Clipper invites guest lecturers aboard at most stops and salts bigger city destinations among the small ones. It’s probably easier to get a real feel for places like Savannah and Charleston on a land-based trip of several days, but the small towns can be more readily absorbed in the space of a day. One of these was Beaufort, South Carolina, the setting of several major movies: The Great Santini , The Big Chill , and, most recently, The Prince of Tides .
Beaufort certainly is a pretty town, with an amazing collection of houses lining a few ancient streets. The Beaufort house, one expert wrote, “more nearly resembles the plantation house brought to town.” In the Castle, an enormous porticoed house on Craven Street, one writer finds “an air of somber mystery,” and the author of Georgia’s WPA Guide talks of “handsome old houses [that] … seem to brood over their memories.” Perhaps because of the gray, damp threat of an approaching storm, perhaps because of the cheerfully chiding tour guide who gave no quarter when it came to refighting the Civil War, I found a sense of brooding here too. On an hour-long bus ride I heard enough of “the War between the States” and “If I like someone, I call him a Northerner, if I don’t, he’s a Yankee” and how unmannerly Yankee occupying troops had scratched their names in the fine woods of Beaufort’s walls and furniture to last me a very long time. “Oh, well,” the guide remarked, at the end of her litany, “we’ll get it straightened out someday.” One wonders.

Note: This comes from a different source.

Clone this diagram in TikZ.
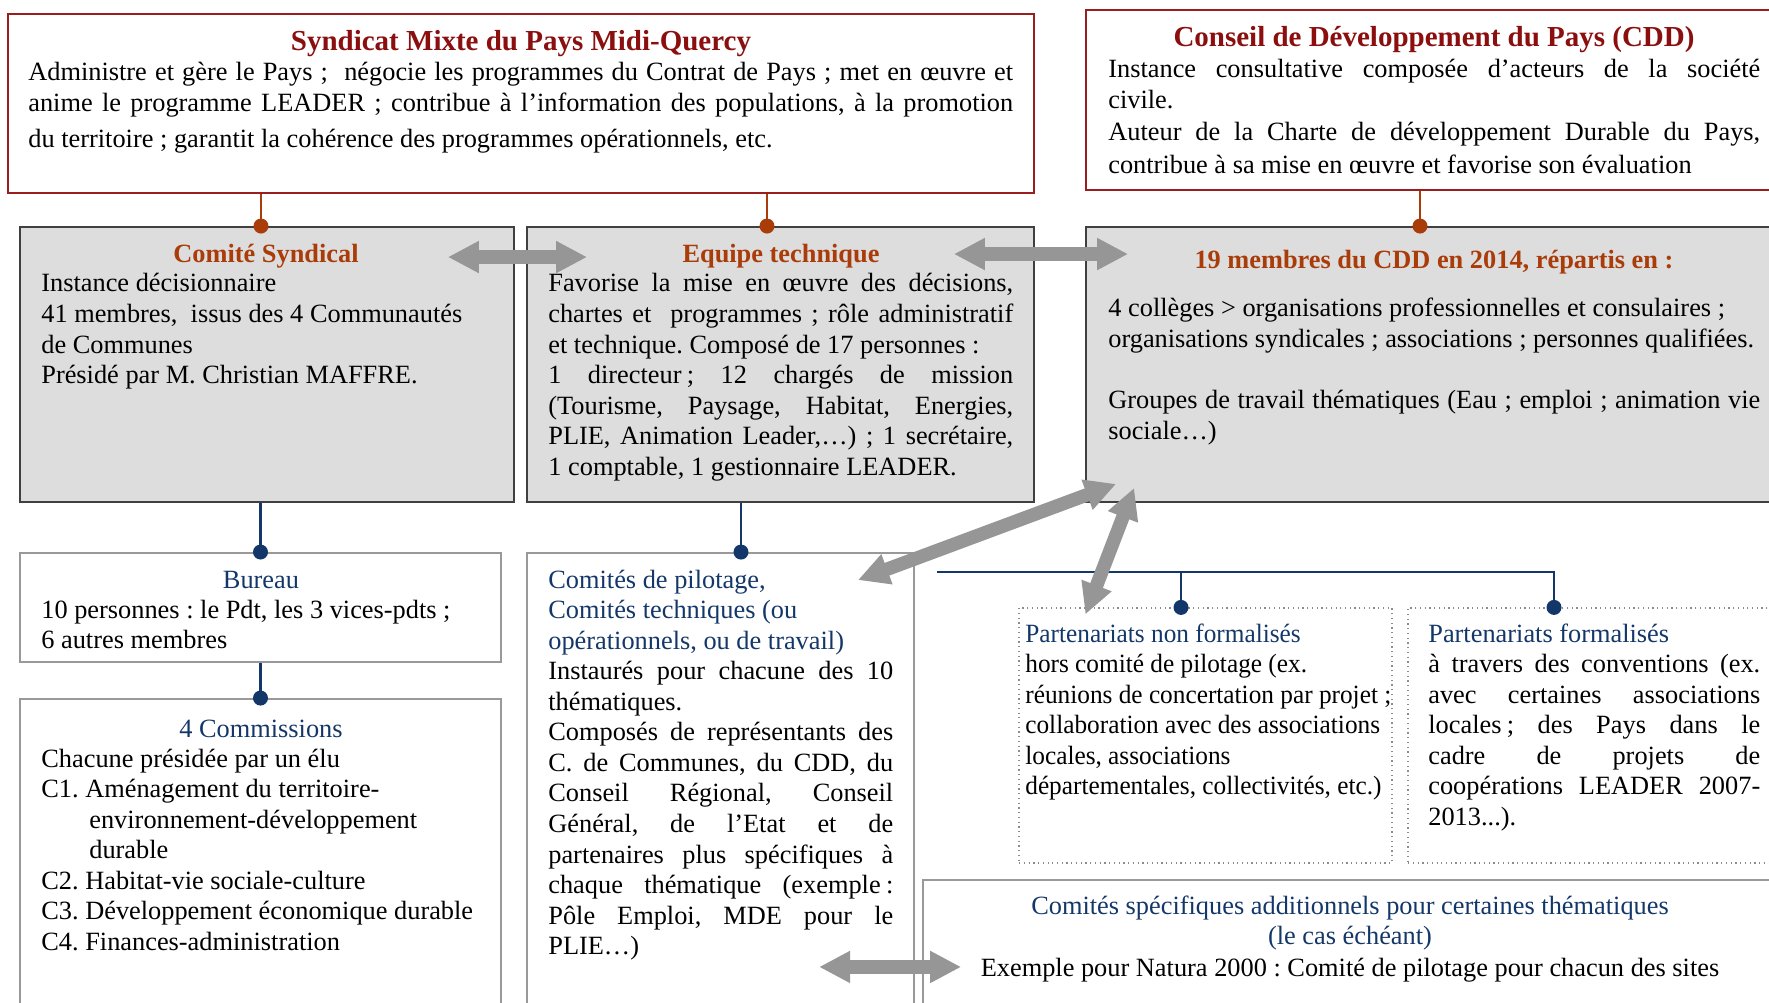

Later, away from chatter and in the absolute velvet dark of a small town asleep, Beaufort came closer to me. I walked In totally deserted streets, barely Illuminated by porch lights and the very occasional streetlamp, as I never would have in a large city. After the rainstorm a small crescent moon sat horizontally in a black sky, a breeze caused the moss to swing on its armature of trees, and Beaufort’s ghosts seemed to find some peace at last.
In the end it’s the waterway itself that belongs to the traveler when the trip is finished. From Norfolk south to Miami, dredged to a twelvefoot depth, the Intracoastal is the domain of pleasure craft, small fishing vessels, and, from time to time, a barge. It is the master of quick change: at one moment a narrow, banked channel with cottages barely visible among the trees and spidery docks reflected in the water and at the next turn a broad, hazy inland sea, bounded by marsh grasses in the subtlest shades of golden green and brown. One week after peak migration the birds are still flying north in great numbers. A cormorant stops to perch on buoy marker 125, and a pelican spears its supper—a small, silvery fish flapping in hopeless protest. Near Port Royal Sound, where the first Spanish galleons arrived in 1521, four dolphins arc out of the water.
The channel shifts and silts up here beyond any skipper’s ability to plan for it. Running aground is a common occurrence, and the boat usually takes about ten minutes to wriggle free. “There’s a formerly undiscovered sandbar,” a passenger remarked at breakfast one day during such a grounding. “We call the water the ditch,” said Joe Slowey, the Nantucket Clipper ’s first officer. “When we do this trip, we’re running the ditch.”